Is this actually possible?
Yes. Transactions may have arbitrarily many inputs and outputs (subject to them fitting inside a block, of course). The inputs must be UTXOs that you can provide signatures for (coins you own), and the outputs will be new UTXOs, each of which can be associated with any address(es) you like (that is, the coins you own can be sent to as many addresses as you like).
Is it easy to do?
The reference implementation (Bitcoin Core /
bitcoind) allows you to do this on the command line (that is, with
bitcoin-cli) using its
sendmany command. You can see an example usage of that command in this answer to a similar question.
I'm not aware of any wallets or solutions that make this easy to do via a GUI. Bitcoin Core and Samourai have easy ways to do batch spends. In Bitcoin Core, there is an [Add Recipient] button at the bottom of the "Send" tab. In Samourai, when at the "Send" screen where you would enter the destination address and amount, you can tap the three dots in the upper-right, and then tap [Batch spend].
There must be automated business solutions out there that companies such as exchanges and large merchants are using.
Will it save me lots of money versus making separate Bitcoin transactions for each customer?
That depends on the frequency at which you receive orders and the frequency at which you wish to fulfill those orders. If, say, you're receiving 10 orders per minute, then you could batch 50 orders into one transaction, allowing you to fulfill orders within 5 minutes. If you're only receiving 1 order per minute, then you could only batch 5 orders into one trasaction whilst still fulfilling orders within 5 minutes; to batch 50 transactions, you'd have to wait until you'd received 50 orders, meaning your customers would have to wait up to 50 minutes before you fulfill their particular order.
The average BTC transaction that contains one input (your funds) and two P2PKH outputs (recipient and change) is around 250 bytes. Each additional P2PKH output requires 34 bytes.
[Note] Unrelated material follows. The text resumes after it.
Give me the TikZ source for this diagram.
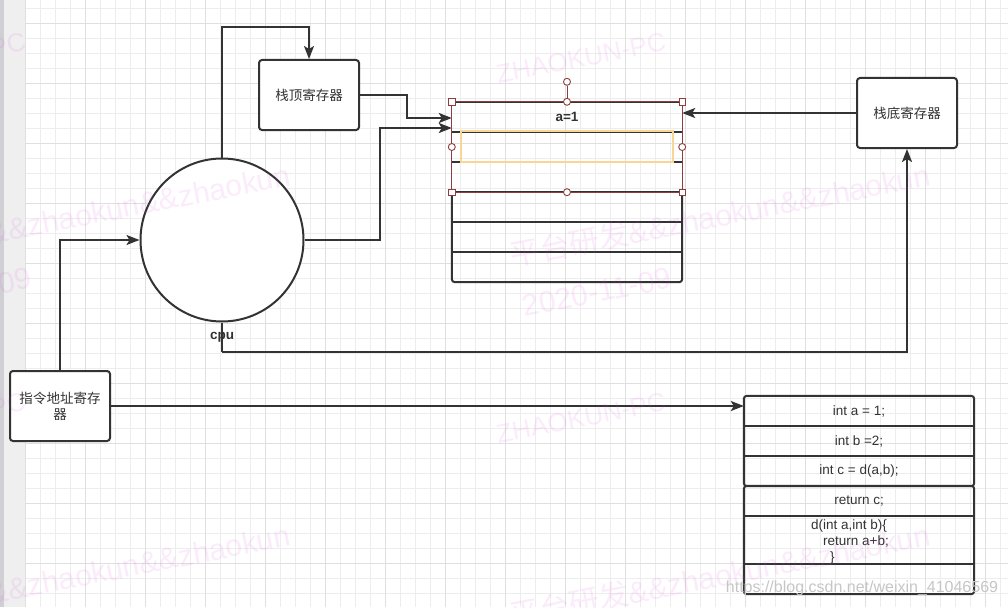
\documentclass[tikz,border=0pt]{standalone}
\usepackage{fontspec}
\setmainfont{Liberation Sans}
\newfontfamily\cjk{Noto Sans CJK SC}
\usetikzlibrary{arrows.meta, calc}
\definecolor{inkgray}{RGB}{51,51,51}
\definecolor{gridminor}{RGB}{237,237,237}
\definecolor{gridmajor}{RGB}{223,223,223}
\definecolor{stripgray}{RGB}{239,239,239}
\definecolor{stripedge}{RGB}{208,208,212}
\definecolor{selred}{RGB}{140,62,62}
\definecolor{hlyellow}{RGB}{250,214,150}
\definecolor{wmpink}{RGB}{220,80,220}
\definecolor{csdngray}{RGB}{198,198,198}
\newcommand{\boxfont}{\fontsize{13.5}{16}\selectfont}

\begin{document}
\begin{tikzpicture}[x=1pt, y=-1pt,
    dark edge/.style={draw=inkgray, line width=2pt},
    link edge/.style={dark edge, -{Stealth[length=13pt, width=10pt, inset=3pt]}},
    reg node/.style={draw=inkgray, line width=2pt, rounded corners=3pt, fill=white,
        minimum width=100pt, minimum height=70pt, inner sep=2pt,
        font=\boxfont\cjk, text=inkgray, align=center},
    cpu node/.style={circle, draw=inkgray, line width=2pt, fill=white,
        minimum size=163pt, inner sep=0pt},
    cell node/.style={minimum width=230pt, minimum height=30pt, inner sep=0pt,
        font=\boxfont, text=inkgray},
    square handle/.style={draw=selred, fill=white, line width=0.9pt,
        minimum size=6.5pt, inner sep=0pt},
    round handle/.style={circle, draw=selred, fill=white, line width=0.9pt,
        minimum size=7pt, inner sep=0pt},
    wmark/.style={text=wmpink, opacity=0.11, rotate=11, inner sep=0pt}
]

% 1. Lienzo: fondo, franja izquierda y cuadricula
\useasboundingbox (0,0) rectangle (1008,607);
\fill[white] (0,0) rectangle (1008,607);
\foreach \gx in {25.5,40.5,...,1006} { \draw[gridminor, line width=1pt] (\gx,0) -- (\gx,607); }
\foreach \gy in {8.5,23.5,...,606} { \draw[gridminor, line width=1pt] (25,\gy) -- (1008,\gy); }
\foreach \gx in {25.5,85.5,...,1006} { \draw[gridmajor, line width=1pt] (\gx,0) -- (\gx,607); }
\foreach \gy in {23.5,83.5,...,606} { \draw[gridmajor, line width=1pt] (25,\gy) -- (1008,\gy); }
\fill[stripgray] (0,0) rectangle (25,607);
\fill[stripedge] (0,0) rectangle (4,607);

% 2. Registros y cpu
\node[reg node] (topreg) at (309,95) {栈顶寄存器};
\node[reg node] (botreg) at (907,113) {栈底寄存器};
\node[reg node] (pcreg) at (60,406) {指令地址寄存\\器};
\node[cpu node] (cpu) at (222,240) {};

% 3. Pila (6 celdas)
\foreach \i in {1,...,6} { \node[cell node] (row\i) at (567,{87+30*\i}) {}; }
\draw[dark edge] (row1.north west) -- (row1.north east);
\foreach \i in {1,2,3,4,5} { \draw[dark edge] (row\i.south west) -- (row\i.south east); }
\draw[dark edge, rounded corners=3pt] (row4.north west) -- (row6.south west)
    -- (row6.south east) -- (row4.north east);
\node[font=\boxfont\bfseries, text=inkgray] (aval) at (row1) {a=1};

% 4. Lista de instrucciones
\foreach \i/\yc/\h/\txt in {1/411/30/{int a = 1;}, 2/441/30/{int b =2;},
    3/471/30/{int c = d(a,b);}, 4/501/30/{return c;}, 5/540/48/{}, 6/579/30/{}} {
    \node[cell node, minimum height=\h pt] (code\i) at (859,\yc) {\txt};
}
\foreach \i in {1,2,4,5} { \draw[dark edge] (code\i.south west) -- (code\i.south east); }
\draw[dark edge, rounded corners=3pt] (code1.north west) rectangle (code3.south east);
\draw[dark edge, rounded corners=3pt] (code4.north west) rectangle (code6.south east);
\node[font=\boxfont, text=inkgray, align=left, anchor=west, inner sep=0pt] (codefun)
    at (811,542) {d(int a,int b)\{\\\hspace*{12pt}return a+b;\\\hspace*{19pt}\}};

% 5. Conexiones
\draw[link edge] (cpu.north) -- ++(0,-130) -| (topreg.north);
\draw[link edge] (topreg.east) -- ++(47,0) |- ([yshift=-1pt]row1.west);
\draw[link edge] (cpu.east) -- ++(75,0) |- ([yshift=-11pt]row1.west);
\draw[link edge] (botreg.west) -- (botreg.west -| row1.east);
\draw[dark edge] (cpu.south) -- ++(0,29) coordinate (cpubend);
\draw[link edge] (cpubend) -| (botreg.south);
\draw[link edge] (pcreg.north) |- (cpu.west);
\draw[link edge] (pcreg.east) -- (pcreg.east -| code1.west);
\node[font=\boxfont\bfseries, text=inkgray] (cpulabel) at (222,337) {cpu};

% 6. Seleccion activa sobre las tres primeras celdas
\node[draw=hlyellow, line width=1.5pt, minimum width=212pt, minimum height=31pt,
    inner sep=0pt] (hilite) at (567,146.5) {};
\draw[selred, line width=0.9pt] (row1.north west) rectangle (row3.south east);
\node[round handle] (rothandle) at ([yshift=20pt]row1.north) {};
\draw[selred, line width=0.9pt] (rothandle) -- (row1.north);
\foreach \p [count=\k] in {row1.north west, row1.north east, row3.south west, row3.south east} {
    \node[square handle] (sq\k) at (\p) {};
}
\foreach \p [count=\k] in {row1.north, row2.west, row2.east, row3.south} {
    \node[round handle] (rd\k) at (\p) {};
}

% 7. Marcas de agua
\begin{scope}
\clip (0,0) rectangle (1008,607);
\foreach \dx in {0,-640} {
    \foreach \dy in {0,360} {
        \node[wmark, font=\fontsize{26}{26}\selectfont] (wmpc) at ({581+\dx},{58+\dy}) {ZHAOKUN-PC};
        \node[wmark, font=\fontsize{30}{30}\selectfont] (wmteam) at ({720+\dx},{215+\dy})
            {{\cjk 平台研发}\&\&zhaokun\&\&zhaokun};
        \node[wmark, font=\fontsize{30}{30}\selectfont] (wmdate) at ({597+\dx},{292+\dy}) {2020-11-09};
    }
}
\end{scope}
\node[font=\fontsize{16}{16}\selectfont, text=csdngray] (csdn) at (862,588)
    {https://blog.csdn.net/weixin\_41046569};

\end{tikzpicture}
\end{document}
In this way, assuming a transaction fee of 90 sats/byte:
50 individual transactions with 1 output each would in total cost 1,125,000 sats ≈ 0.011 BTC (≈ 486 USD at time of writing).
1 batch transaction with 50 outputs would only cost 172,440 sats ≈ 0.0017 BTC (≈ 74.50 USD at time of writing).
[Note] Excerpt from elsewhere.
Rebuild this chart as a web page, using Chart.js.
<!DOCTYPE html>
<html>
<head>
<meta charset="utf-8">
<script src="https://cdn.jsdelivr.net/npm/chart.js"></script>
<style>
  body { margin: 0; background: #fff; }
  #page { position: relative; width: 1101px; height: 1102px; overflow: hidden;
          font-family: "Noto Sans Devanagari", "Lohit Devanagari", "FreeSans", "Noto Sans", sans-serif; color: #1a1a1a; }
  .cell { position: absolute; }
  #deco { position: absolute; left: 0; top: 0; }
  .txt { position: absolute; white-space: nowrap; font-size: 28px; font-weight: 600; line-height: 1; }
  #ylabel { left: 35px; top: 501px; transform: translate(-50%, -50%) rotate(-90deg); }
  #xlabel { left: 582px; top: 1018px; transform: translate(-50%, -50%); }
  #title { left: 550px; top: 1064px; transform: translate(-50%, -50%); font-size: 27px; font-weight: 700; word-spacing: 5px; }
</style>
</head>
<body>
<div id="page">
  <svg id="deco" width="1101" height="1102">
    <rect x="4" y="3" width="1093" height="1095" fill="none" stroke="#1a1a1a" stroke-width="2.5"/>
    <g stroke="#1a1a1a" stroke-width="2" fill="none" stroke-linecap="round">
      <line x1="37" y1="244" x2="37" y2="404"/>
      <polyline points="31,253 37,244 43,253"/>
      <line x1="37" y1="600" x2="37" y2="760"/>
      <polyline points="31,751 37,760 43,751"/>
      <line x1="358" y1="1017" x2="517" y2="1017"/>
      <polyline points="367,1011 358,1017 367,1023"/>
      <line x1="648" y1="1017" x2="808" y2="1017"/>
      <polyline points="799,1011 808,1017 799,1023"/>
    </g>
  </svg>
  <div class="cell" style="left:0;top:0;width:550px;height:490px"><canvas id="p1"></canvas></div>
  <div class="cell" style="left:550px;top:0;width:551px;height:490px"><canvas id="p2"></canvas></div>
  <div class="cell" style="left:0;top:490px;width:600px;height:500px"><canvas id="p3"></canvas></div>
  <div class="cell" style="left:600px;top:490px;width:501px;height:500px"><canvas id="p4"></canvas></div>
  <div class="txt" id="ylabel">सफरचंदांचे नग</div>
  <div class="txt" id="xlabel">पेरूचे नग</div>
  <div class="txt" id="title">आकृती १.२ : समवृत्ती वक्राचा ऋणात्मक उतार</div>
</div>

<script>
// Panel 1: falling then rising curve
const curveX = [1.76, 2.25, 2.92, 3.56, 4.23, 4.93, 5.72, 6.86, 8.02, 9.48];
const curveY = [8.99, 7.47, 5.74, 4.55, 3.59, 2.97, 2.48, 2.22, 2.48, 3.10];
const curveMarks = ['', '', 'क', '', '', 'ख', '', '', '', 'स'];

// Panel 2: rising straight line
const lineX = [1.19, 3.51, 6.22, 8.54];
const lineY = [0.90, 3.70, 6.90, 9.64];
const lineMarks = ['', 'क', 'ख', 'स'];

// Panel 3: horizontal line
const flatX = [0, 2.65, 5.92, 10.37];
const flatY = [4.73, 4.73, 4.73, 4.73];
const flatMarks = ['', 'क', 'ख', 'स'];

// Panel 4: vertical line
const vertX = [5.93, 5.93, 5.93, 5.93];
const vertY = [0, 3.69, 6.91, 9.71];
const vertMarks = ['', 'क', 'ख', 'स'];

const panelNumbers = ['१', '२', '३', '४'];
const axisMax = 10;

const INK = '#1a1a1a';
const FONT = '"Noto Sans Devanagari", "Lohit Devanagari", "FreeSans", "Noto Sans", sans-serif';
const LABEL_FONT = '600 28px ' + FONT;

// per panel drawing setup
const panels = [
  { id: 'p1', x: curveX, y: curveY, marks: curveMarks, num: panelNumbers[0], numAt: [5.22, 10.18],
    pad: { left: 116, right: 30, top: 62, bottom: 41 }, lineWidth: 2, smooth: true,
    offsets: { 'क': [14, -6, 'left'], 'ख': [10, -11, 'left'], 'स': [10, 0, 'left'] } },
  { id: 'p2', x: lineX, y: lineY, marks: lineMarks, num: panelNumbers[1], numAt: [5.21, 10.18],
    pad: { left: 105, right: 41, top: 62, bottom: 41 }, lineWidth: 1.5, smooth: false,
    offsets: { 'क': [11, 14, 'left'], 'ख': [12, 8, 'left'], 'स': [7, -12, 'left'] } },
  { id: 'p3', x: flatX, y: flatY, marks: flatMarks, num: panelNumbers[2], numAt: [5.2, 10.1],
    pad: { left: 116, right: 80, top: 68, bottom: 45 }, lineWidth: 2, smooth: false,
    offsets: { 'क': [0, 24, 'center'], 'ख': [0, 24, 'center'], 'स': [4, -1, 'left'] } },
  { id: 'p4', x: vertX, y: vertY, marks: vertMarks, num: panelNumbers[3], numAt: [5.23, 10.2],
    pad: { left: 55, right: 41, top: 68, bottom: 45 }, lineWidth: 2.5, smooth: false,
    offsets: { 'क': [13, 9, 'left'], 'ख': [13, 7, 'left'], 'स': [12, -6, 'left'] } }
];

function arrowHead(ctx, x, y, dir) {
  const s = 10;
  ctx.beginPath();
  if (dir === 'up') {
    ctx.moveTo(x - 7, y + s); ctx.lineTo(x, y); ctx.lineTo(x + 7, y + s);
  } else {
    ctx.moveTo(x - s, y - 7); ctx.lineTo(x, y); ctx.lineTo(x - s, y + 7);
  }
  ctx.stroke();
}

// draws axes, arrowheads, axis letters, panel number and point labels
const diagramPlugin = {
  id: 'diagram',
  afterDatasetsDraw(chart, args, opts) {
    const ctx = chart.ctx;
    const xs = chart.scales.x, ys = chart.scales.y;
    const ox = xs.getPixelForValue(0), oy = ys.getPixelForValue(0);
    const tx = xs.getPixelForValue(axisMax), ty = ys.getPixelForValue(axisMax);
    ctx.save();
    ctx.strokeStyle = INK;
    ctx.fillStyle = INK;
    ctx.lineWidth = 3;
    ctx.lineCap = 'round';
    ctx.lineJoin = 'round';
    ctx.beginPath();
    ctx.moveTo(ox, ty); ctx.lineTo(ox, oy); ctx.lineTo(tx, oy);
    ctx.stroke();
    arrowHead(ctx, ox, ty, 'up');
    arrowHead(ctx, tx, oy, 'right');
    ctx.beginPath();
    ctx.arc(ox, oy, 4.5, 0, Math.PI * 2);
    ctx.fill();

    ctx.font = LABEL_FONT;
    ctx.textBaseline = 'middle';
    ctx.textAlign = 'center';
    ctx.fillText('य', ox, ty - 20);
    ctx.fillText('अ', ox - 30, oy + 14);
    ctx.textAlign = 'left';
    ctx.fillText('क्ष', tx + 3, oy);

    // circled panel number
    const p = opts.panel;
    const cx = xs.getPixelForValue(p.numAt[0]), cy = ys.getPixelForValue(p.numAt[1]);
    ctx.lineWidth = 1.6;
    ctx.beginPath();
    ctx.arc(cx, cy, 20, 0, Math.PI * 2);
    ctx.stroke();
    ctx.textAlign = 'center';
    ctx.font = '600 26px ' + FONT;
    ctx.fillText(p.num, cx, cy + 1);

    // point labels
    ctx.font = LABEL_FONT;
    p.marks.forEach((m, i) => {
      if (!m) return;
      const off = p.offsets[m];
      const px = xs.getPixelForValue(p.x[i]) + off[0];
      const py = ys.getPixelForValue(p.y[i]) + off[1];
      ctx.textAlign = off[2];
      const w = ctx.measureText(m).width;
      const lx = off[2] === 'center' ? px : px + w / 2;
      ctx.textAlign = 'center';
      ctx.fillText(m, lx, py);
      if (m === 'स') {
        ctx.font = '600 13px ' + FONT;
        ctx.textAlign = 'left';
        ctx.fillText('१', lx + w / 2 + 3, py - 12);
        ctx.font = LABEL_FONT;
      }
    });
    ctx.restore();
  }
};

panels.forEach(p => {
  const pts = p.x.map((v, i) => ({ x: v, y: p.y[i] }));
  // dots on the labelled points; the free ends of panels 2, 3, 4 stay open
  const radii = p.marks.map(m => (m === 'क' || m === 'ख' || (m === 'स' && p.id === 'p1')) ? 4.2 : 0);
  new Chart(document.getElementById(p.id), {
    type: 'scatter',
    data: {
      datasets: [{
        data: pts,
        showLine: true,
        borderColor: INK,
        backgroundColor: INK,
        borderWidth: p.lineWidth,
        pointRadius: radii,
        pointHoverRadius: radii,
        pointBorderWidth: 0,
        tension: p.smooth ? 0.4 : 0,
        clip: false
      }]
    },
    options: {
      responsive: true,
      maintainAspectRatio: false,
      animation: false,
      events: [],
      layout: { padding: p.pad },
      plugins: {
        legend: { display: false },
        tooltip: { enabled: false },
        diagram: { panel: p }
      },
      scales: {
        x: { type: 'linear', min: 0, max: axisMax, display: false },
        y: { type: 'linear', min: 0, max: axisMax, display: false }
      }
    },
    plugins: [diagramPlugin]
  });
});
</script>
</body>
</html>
You can see how this becomes very economical at scale!
Having said all that, in practice this is much less of an issue nowadays because of Layer 2 networks like the Lightning Network. With Lightning, fees average no more than 20 sats per off-chain transaction, and then the resulting balance after many, many Lightning transactions will ultimately be settled on-chain by paying a single BTC transaction fee. Let's say you fund a Lightning channel, perform 50 transactions, and then settle the channel. That's:
- One on-chain transaction of 250 bytes, paying 90 sats/byte, so 22,500 sats.
- 50 Lightning transactions at no more than 20 sats each, so no more than 1,000 sats.
- Another on-chain transaction with another 22,500 sat fee.
So in total, that's 46,000 sats = 0.00046 BTC (≈ 20 USD at time of writing).
In practice, you can expect to perform many more than just 50 transactions with a single Lightning channel, further reducing the effective cost per transaction.